If Paul Gascoigne’s celebrated tears in Italia ‘90 were, in hindsight, an early indication of the transformation of a nation’s psychology, Diana’s death seven years later put into sharp relief what had indeed changed. It represented something quite profound: it signified the coming of a new era of emotionalism, and the twilight of the age of reason and rationalism. We see it and its consequences all around today, from therapy culture, virtue signalling and the promotion of ‘self-esteem’, to hate-crime legislation, offence-taking, censorship, Safe Space and trigger warnings. September 1997 signalled the dawn of the age of feelings and emotion.

Prince William and Prince Harry have recently talked of their bewilderment and discomfort at the behaviour of the multitude of mourners that September, bawling over the death of a stranger, their own mother. In this respect, they were not alone that month. The mass public grieving, the oceans of floral tributes, the rush to buy multiple copies of Elton John’s ‘Candle in the Wind’, the demand from the teary masses that the queen show some emotion, even the tremor in Tony Blair’s voice: all of this first shocked, bemused and then irritated many parts of Britain. It wasn’t just republicans or those on the left who were nauseated, as they are wont to be by anything crassly populist or connected to the royal family. The people most taken aback were conservatives, and this includes left-leaning, social and moral conservatives, who were horrified at such public bawling and this unashamed, unfettered unleashing of emotion.

It wasn’t merely that people’s emotions were on open display. Some questioned the authenticity of this public weeping, wondering whether it wasn’t merely the intoxicating dynamics of the mob at work: when people are gathered in their thousands, whether at football matches, political rallies or mass religious ceremonies, emotion always takes over – and is liable to veer into mania, hysteria, ecstasy or anger. Others wondered if those who were sobbing weren’t really mourning for Diana, but were using the occasion as a form of catharsis, to unburden themselves of their own personal sadness.

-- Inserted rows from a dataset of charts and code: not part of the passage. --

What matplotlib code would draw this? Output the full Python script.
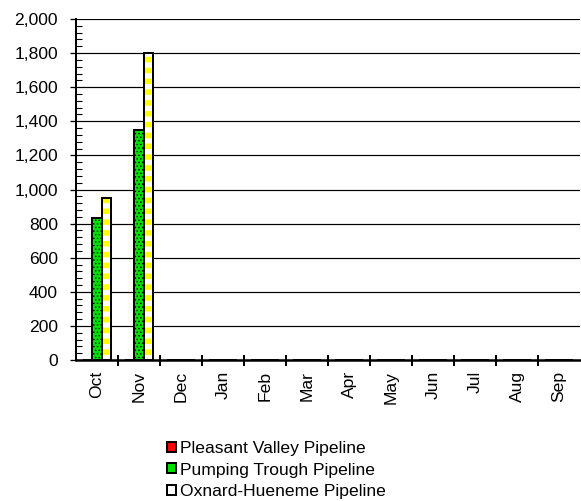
import matplotlib
matplotlib.use("Agg")
import matplotlib.pyplot as plt
from matplotlib.patches import Patch
from matplotlib.ticker import MultipleLocator, FuncFormatter, FixedLocator
import numpy as np

months = ["Oct", "Nov", "Dec", "Jan", "Feb", "Mar", "Apr", "May", "Jun", "Jul", "Aug", "Sep"]
pleasant_valley = [0, 0, 0, 0, 0, 0, 0, 0, 0, 0, 0, 0]
pumping_trough = [830, 1350, 0, 0, 0, 0, 0, 0, 0, 0, 0, 0]
oxnard_hueneme = [950, 1800, 0, 0, 0, 0, 0, 0, 0, 0, 0, 0]
series_names = ["Pleasant Valley Pipeline", "Pumping Trough Pipeline", "Oxnard-Hueneme Pipeline"]

plt.rcParams["font.family"] = ["Liberation Sans", "DejaVu Sans"]

W, H = 581, 501
DPI = 130


def P(px):
    """Convert a size in pixels to points at the figure dpi."""
    return px * 72.0 / DPI


FS = P(17.5)

fig = plt.figure(figsize=(W / DPI, H / DPI), dpi=DPI)
ax = fig.add_axes([76 / W, (H - 360) / H, (580 - 76) / W, (360 - 19) / H])

x = np.arange(len(months))
bw = 0.22

# Pleasant Valley (red, all zero this year)
ax.bar(x - bw, pleasant_valley, bw, color="#FF0000", edgecolor="black", linewidth=P(2), zorder=3)

# Pumping Trough: green with fine black dots
with plt.rc_context({"hatch.linewidth": P(0.8)}):
    ax.bar(x, pumping_trough, bw, color="#00E000", edgecolor="black", hatch="......",
           linewidth=P(2), zorder=3)

# Oxnard-Hueneme: white with yellow horizontal dashes, black outline on top
ax.bar(x + bw, oxnard_hueneme, bw, color="white", linewidth=0, zorder=3)
with plt.rc_context({"hatch.linewidth": P(5.5)}):
    ax.bar(x + bw, oxnard_hueneme, bw * 0.62, color="white", edgecolor="#FFFF00", hatch="--",
           linewidth=0, zorder=3)
ax.bar(x + bw, oxnard_hueneme, bw, facecolor="none", edgecolor="black", linewidth=P(2), zorder=4)

ax.set_xlim(-0.5, len(months) - 0.5)
ax.set_ylim(0, 2000)

# Y axis: major every 200 with gridlines, minor every 40 pointing inward
ax.yaxis.set_major_locator(MultipleLocator(200))
ax.yaxis.set_minor_locator(MultipleLocator(40))
ax.yaxis.set_major_formatter(FuncFormatter(lambda v, p: f"{int(v):,}"))
ax.tick_params(axis="y", which="major", direction="out", length=P(6), width=P(1.3),
               labelsize=FS, pad=P(12))
ax.tick_params(axis="y", which="minor", direction="in", length=P(5.5), width=P(1.1))
ax.grid(axis="y", which="major", color="black", linewidth=P(1.2), zorder=1)

# X axis: labels at category centres, tick marks on category boundaries
ax.set_xticks(x)
ax.set_xticklabels(months, rotation=90, fontsize=FS)
ax.tick_params(axis="x", which="major", length=0, pad=P(11))
ax.xaxis.set_minor_locator(FixedLocator(x[:-1] + 0.5))
ax.tick_params(axis="x", which="minor", direction="inout", length=P(11), width=P(2))

for s in ["top", "right"]:
    ax.spines[s].set_visible(False)
ax.spines["left"].set_linewidth(P(2))
ax.spines["bottom"].set_linewidth(P(2.5))
ax.spines["left"].set_zorder(5)
ax.spines["bottom"].set_zorder(5)

handles = [
    Patch(facecolor="#FF0000", edgecolor="black", linewidth=P(2)),
    Patch(facecolor="#00E000", edgecolor="black", linewidth=P(2)),
    Patch(facecolor="white", edgecolor="black", linewidth=P(2)),
]
fig.legend(handles, series_names, loc="upper left", bbox_to_anchor=(167 / W, 1 - 441 / H),
           frameon=False, fontsize=FS, handlelength=0.5, handleheight=0.5,
           handletextpad=0.25, labelspacing=0.38, borderaxespad=0, borderpad=0)

fig.savefig("out.png", dpi=DPI)
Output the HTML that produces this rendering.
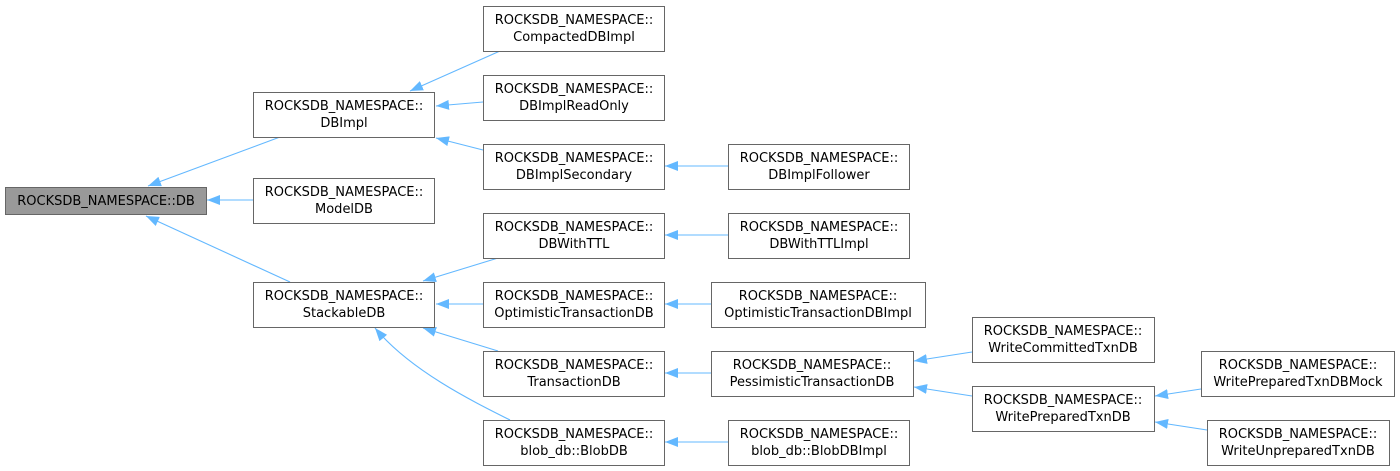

A new age had emerged in which appearing to care had become the prime social virtue, and a means for forming social bonds

In any case, it seemed that the traditional British reserved character and stiff upper lip had vanished, to be replaced by ‘mass hysteria’, ‘floral fascism’, or, for my own small part, what I later called ‘conspicuous compassion’ – a new age in which appearing to care had become the prime social virtue, and a means for forming social bonds. As I wrote in the book of that name, ours had become a superficial, emotionalised era, in which appearing to be good now took precedence over actually doing good (1). I wrote that the reaction to Diana’s death could be placed in context with the emergence of empathy ribbons, historical apologies for past wrongs or the anti-war slogan ‘Not In My Name’: public and political behaviour had become about displaying what a virtuous person one was.

Although my small book of 2004 (hilariously described by the national press as ‘a report’) made the national news in February that year, no one today talks of ‘conspicuous compassion’. Instead we hear of its close, associated relation, ‘virtue signalling’, the propensity to display a political viewpoint that is fashionable and ostensibly caring in order to make you look worthy – even if you don’t necessarily adhere to it or are prepared to do something about it. The existence of ‘virtue signalling’, like ‘conspicuous compassion’ before it, demonstrates the establishment and resilience of our era of emotionalism and superficiality. Virtue signalling is the symptom of a culture now firmly governed by emotion, feeling, empathy and gestures, of a culture that to a large degree eschews reason, objectivity and action.